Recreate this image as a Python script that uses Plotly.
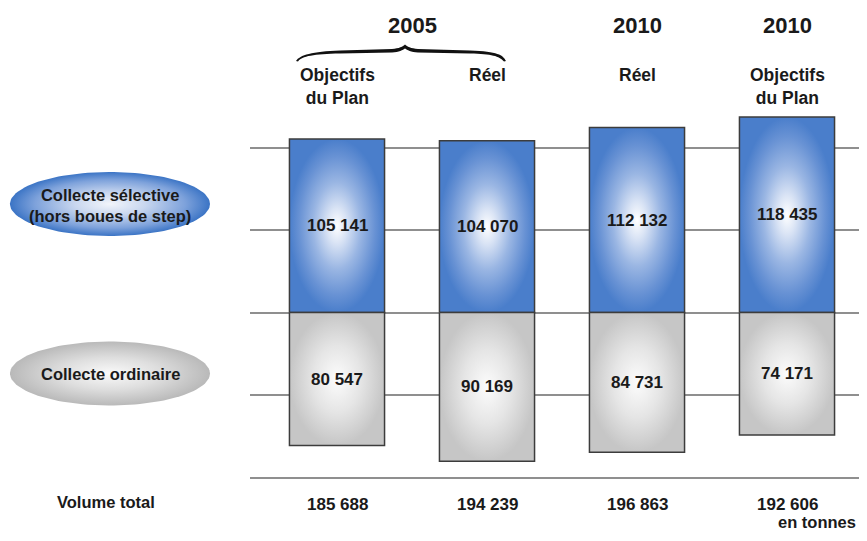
import numpy as np
import plotly.graph_objects as go

# data
periods = ["2005 Objectifs", "2005 Réel", "2010 Réel", "2010 Objectifs"]
period_kinds = ["Objectifs<br>du Plan", "Réel", "Réel", "Objectifs<br>du Plan"]
year_labels = ["2005", "2010", "2010"]
year_positions = [0.5, 2, 3]
selective = [105141, 104070, 112132, 118435]
ordinary = [80547, 90169, 84731, 74171]
series_names = ["Collecte sélective<br>(hors boues de step)", "Collecte ordinaire"]

FONT = "Liberation Sans, Arial, sans-serif"
BLUE_SCALE = [[0, "#ffffff"], [0.2, "#dae4f5"], [0.5, "#9ab6e3"], [0.8, "#6892d4"], [1, "#4a7ecb"]]
GRAY_SCALE = [[0, "#fcfcfc"], [0.5, "#e5e5e5"], [1, "#c6c6c6"]]
ELLIPSE_BLUE = [[0, "#f2f5fb"], [0.35, "#c9d7ef"], [0.75, "#7ea2db"], [1, "#3b74c5"]]
ELLIPSE_GRAY = [[0, "#fafafa"], [0.5, "#dedede"], [1, "#b9b9b9"]]
BAR_HALF = 0.317

# the page body keeps an 8px margin all round, so size the figure to fit inside it
OFF = 8
PAGE_W, PAGE_H = 867, 541
W, H = PAGE_W - 2 * OFF, PAGE_H - 2 * OFF
RIGHT, BOTTOM = PAGE_W - OFF, PAGE_H - OFF


def fmt(value):
    return f"{value:,}".replace(",", " ")


def bar_trace(i, value, scale):
    xs = [i - BAR_HALF, i + BAR_HALF, i + BAR_HALF, i - BAR_HALF, i - BAR_HALF]
    ys = [0, 0, value, value, 0]
    return go.Scatter(
        x=xs,
        y=ys,
        mode="lines",
        fill="toself",
        fillgradient={"type": "radial", "colorscale": scale},
        line={"color": "#3c3c3c", "width": 1.5},
        hoverinfo="skip",
        showlegend=False,
        xaxis="x",
        yaxis="y",
    )


def ellipse_trace(cx, cy, rx, ry, scale):
    t = np.linspace(0, 2 * np.pi, 120)
    return go.Scatter(
        x=cx + rx * np.cos(t),
        y=cy + ry * np.sin(t),
        mode="lines",
        fill="toself",
        fillgradient={"type": "radial", "colorscale": scale},
        line={"width": 0, "color": "rgba(0,0,0,0)"},
        hoverinfo="skip",
        showlegend=False,
        xaxis="x2",
        yaxis="y2",
    )


fig = go.Figure()
for i, (sel, ordi) in enumerate(zip(selective, ordinary)):
    fig.add_trace(bar_trace(i, sel, BLUE_SCALE))
    fig.add_trace(bar_trace(i, -ordi, GRAY_SCALE))

fig.add_trace(ellipse_trace(110, 204, 100, 32, ELLIPSE_BLUE))
fig.add_trace(ellipse_trace(110, 373.5, 100, 32, ELLIPSE_GRAY))

annotations = []
text_font = {"family": FONT, "size": 17, "color": "#1a1a1a"}


def bold(s):
    return f"<b>{s}</b>"


for i, (sel, ordi) in enumerate(zip(selective, ordinary)):
    annotations.append(dict(x=i, y=sel / 2, xref="x", yref="y", text=bold(fmt(sel)),
                            showarrow=False, font=text_font))
    annotations.append(dict(x=i, y=-ordi / 2, xref="x", yref="y", text=bold(fmt(ordi)),
                            showarrow=False, font=text_font))
    annotations.append(dict(x=i, y=504, xref="x", yref="y2", text=bold(fmt(sel + ordi)),
                            showarrow=False, font=text_font))
    annotations.append(dict(x=i, y=63, xref="x", yref="y2", yanchor="top",
                            text=bold(period_kinds[i]), showarrow=False,
                            font={**text_font, "size": 17.5}))

for pos, year in zip(year_positions, year_labels):
    annotations.append(dict(x=pos, y=25, xref="x", yref="y2", text=bold(year),
                            showarrow=False, font={**text_font, "size": 22}))

annotations.append(dict(x=110, y=205, xref="x2", yref="y2", text=bold(series_names[0]),
                        showarrow=False, font={**text_font, "size": 16.5}))
annotations.append(dict(x=110, y=374, xref="x2", yref="y2", text=bold(series_names[1]),
                        showarrow=False, font={**text_font, "size": 16.5}))
annotations.append(dict(x=106, y=502, xref="x2", yref="y2", text=bold("Volume total"),
                        showarrow=False, font={**text_font, "size": 16.5}))
annotations.append(dict(x=RIGHT - 1, y=BOTTOM, xref="x2", yref="y2", xanchor="right",
                        yanchor="bottom", text=bold("en tonnes"), showarrow=False,
                        font={**text_font, "size": 16.5}))

brace = (
    "M296,61 C300,55 312,51.5 340,50.5 L392,49 C399,48.5 403,46.5 405,44.5 "
    "C407,46.5 411,48.5 418,49 L470,50.5 C498,51.5 503,55 506,61 "
    "L504,61.5 C499,56 492,54 470,53.5 L418,52.5 C411,52 407,50 405,48.5 "
    "C403,50 399,52 392,52.5 L340,53.5 C314,54 302,56 298,61.5 Z"
)

fig.update_layout(
    width=W,
    height=H,
    margin={"l": 0, "r": 0, "t": 0, "b": 0},
    paper_bgcolor="white",
    plot_bgcolor="rgba(0,0,0,0)",
    showlegend=False,
    xaxis={
        "domain": [(250 - OFF) / W, 1],
        "range": [-0.58, (RIGHT - 337) / 150],
        "showgrid": False,
        "zeroline": False,
        "showticklabels": False,
        "ticks": "",
        "fixedrange": True,
    },
    yaxis={
        "domain": [(BOTTOM - 500) / H, (BOTTOM - 100) / H],
        "range": [-113600, 128800],
        "tickvals": [-100000, -50000, 50000, 100000],
        "showticklabels": False,
        "gridcolor": "#8f8f8f",
        "gridwidth": 1.5,
        "zeroline": True,
        "zerolinecolor": "#8f8f8f",
        "zerolinewidth": 1.5,
        "fixedrange": True,
    },
    xaxis2={"domain": [0, 1], "range": [OFF, RIGHT], "visible": False, "anchor": "y2"},
    yaxis2={"domain": [0, 1], "range": [BOTTOM, OFF], "visible": False, "anchor": "x2"},
    annotations=annotations,
    shapes=[dict(type="path", path=brace, xref="x2", yref="y2",
                 fillcolor="#111111", line={"width": 0})],
)

fig.write_html("out.html")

******

Output an exact copy of the material, with the pictures removed.

## [Output of the task]
Recreate this image as a Python script that uses Plotly.
import numpy as np
import plotly.graph_objects as go

# data
periods = ["2005 Objectifs", "2005 Réel", "2010 Réel", "2010 Objectifs"]
period_kinds = ["Objectifs<br>du Plan", "Réel", "Réel", "Objectifs<br>du Plan"]
year_labels = ["2005", "2010", "2010"]
year_positions = [0.5, 2, 3]
selective = [105141, 104070, 112132, 118435]
ordinary = [80547, 90169, 84731, 74171]
series_names = ["Collecte sélective<br>(hors boues de step)", "Collecte ordinaire"]

FONT = "Liberation Sans, Arial, sans-serif"
BLUE_SCALE = [[0, "#ffffff"], [0.2, "#dae4f5"], [0.5, "#9ab6e3"], [0.8, "#6892d4"], [1, "#4a7ecb"]]
GRAY_SCALE = [[0, "#fcfcfc"], [0.5, "#e5e5e5"], [1, "#c6c6c6"]]
ELLIPSE_BLUE = [[0, "#f2f5fb"], [0.35, "#c9d7ef"], [0.75, "#7ea2db"], [1, "#3b74c5"]]
ELLIPSE_GRAY = [[0, "#fafafa"], [0.5, "#dedede"], [1, "#b9b9b9"]]
BAR_HALF = 0.317

# the page body keeps an 8px margin all round, so size the figure to fit inside it
OFF = 8
PAGE_W, PAGE_H = 867, 541
W, H = PAGE_W - 2 * OFF, PAGE_H - 2 * OFF
RIGHT, BOTTOM = PAGE_W - OFF, PAGE_H - OFF


def fmt(value):
    return f"{value:,}".replace(",", " ")


def bar_trace(i, value, scale):
    xs = [i - BAR_HALF, i + BAR_HALF, i + BAR_HALF, i - BAR_HALF, i - BAR_HALF]
    ys = [0, 0, value, value, 0]
    return go.Scatter(
        x=xs,
        y=ys,
        mode="lines",
        fill="toself",
        fillgradient={"type": "radial", "colorscale": scale},
        line={"color": "#3c3c3c", "width": 1.5},
        hoverinfo="skip",
        showlegend=False,
        xaxis="x",
        yaxis="y",
    )


def ellipse_trace(cx, cy, rx, ry, scale):
    t = np.linspace(0, 2 * np.pi, 120)
    return go.Scatter(
        x=cx + rx * np.cos(t),
        y=cy + ry * np.sin(t),
        mode="lines",
        fill="toself",
        fillgradient={"type": "radial", "colorscale": scale},
        line={"width": 0, "color": "rgba(0,0,0,0)"},
        hoverinfo="skip",
        showlegend=False,
        xaxis="x2",
        yaxis="y2",
    )


fig = go.Figure()
for i, (sel, ordi) in enumerate(zip(selective, ordinary)):
    fig.add_trace(bar_trace(i, sel, BLUE_SCALE))
    fig.add_trace(bar_trace(i, -ordi, GRAY_SCALE))

fig.add_trace(ellipse_trace(110, 204, 100, 32, ELLIPSE_BLUE))
fig.add_trace(ellipse_trace(110, 373.5, 100, 32, ELLIPSE_GRAY))

annotations = []
text_font = {"family": FONT, "size": 17, "color": "#1a1a1a"}


def bold(s):
    return f"<b>{s}</b>"


for i, (sel, ordi) in enumerate(zip(selective, ordinary)):
    annotations.append(dict(x=i, y=sel / 2, xref="x", yref="y", text=bold(fmt(sel)),
                            showarrow=False, font=text_font))
    annotations.append(dict(x=i, y=-ordi / 2, xref="x", yref="y", text=bold(fmt(ordi)),
                            showarrow=False, font=text_font))
    annotations.append(dict(x=i, y=504, xref="x", yref="y2", text=bold(fmt(sel + ordi)),
                            showarrow=False, font=text_font))
    annotations.append(dict(x=i, y=63, xref="x", yref="y2", yanchor="top",
                            text=bold(period_kinds[i]), showarrow=False,
                            font={**text_font, "size": 17.5}))

for pos, year in zip(year_positions, year_labels):
    annotations.append(dict(x=pos, y=25, xref="x", yref="y2", text=bold(year),
                            showarrow=False, font={**text_font, "size": 22}))

annotations.append(dict(x=110, y=205, xref="x2", yref="y2", text=bold(series_names[0]),
                        showarrow=False, font={**text_font, "size": 16.5}))
annotations.append(dict(x=110, y=374, xref="x2", yref="y2", text=bold(series_names[1]),
                        showarrow=False, font={**text_font, "size": 16.5}))
annotations.append(dict(x=106, y=502, xref="x2", yref="y2", text=bold("Volume total"),
                        showarrow=False, font={**text_font, "size": 16.5}))
annotations.append(dict(x=RIGHT - 1, y=BOTTOM, xref="x2", yref="y2", xanchor="right",
                        yanchor="bottom", text=bold("en tonnes"), showarrow=False,
                        font={**text_font, "size": 16.5}))

brace = (
    "M296,61 C300,55 312,51.5 340,50.5 L392,49 C399,48.5 403,46.5 405,44.5 "
    "C407,46.5 411,48.5 418,49 L470,50.5 C498,51.5 503,55 506,61 "
    "L504,61.5 C499,56 492,54 470,53.5 L418,52.5 C411,52 407,50 405,48.5 "
    "C403,50 399,52 392,52.5 L340,53.5 C314,54 302,56 298,61.5 Z"
)

fig.update_layout(
    width=W,
    height=H,
    margin={"l": 0, "r": 0, "t": 0, "b": 0},
    paper_bgcolor="white",
    plot_bgcolor="rgba(0,0,0,0)",
    showlegend=False,
    xaxis={
        "domain": [(250 - OFF) / W, 1],
        "range": [-0.58, (RIGHT - 337) / 150],
        "showgrid": False,
        "zeroline": False,
        "showticklabels": False,
        "ticks": "",
        "fixedrange": True,
    },
    yaxis={
        "domain": [(BOTTOM - 500) / H, (BOTTOM - 100) / H],
        "range": [-113600, 128800],
        "tickvals": [-100000, -50000, 50000, 100000],
        "showticklabels": False,
        "gridcolor": "#8f8f8f",
        "gridwidth": 1.5,
        "zeroline": True,
        "zerolinecolor": "#8f8f8f",
        "zerolinewidth": 1.5,
        "fixedrange": True,
    },
    xaxis2={"domain": [0, 1], "range": [OFF, RIGHT], "visible": False, "anchor": "y2"},
    yaxis2={"domain": [0, 1], "range": [BOTTOM, OFF], "visible": False, "anchor": "x2"},
    annotations=annotations,
    shapes=[dict(type="path", path=brace, xref="x2", yref="y2",
                 fillcolor="#111111", line={"width": 0})],
)

fig.write_html("out.html")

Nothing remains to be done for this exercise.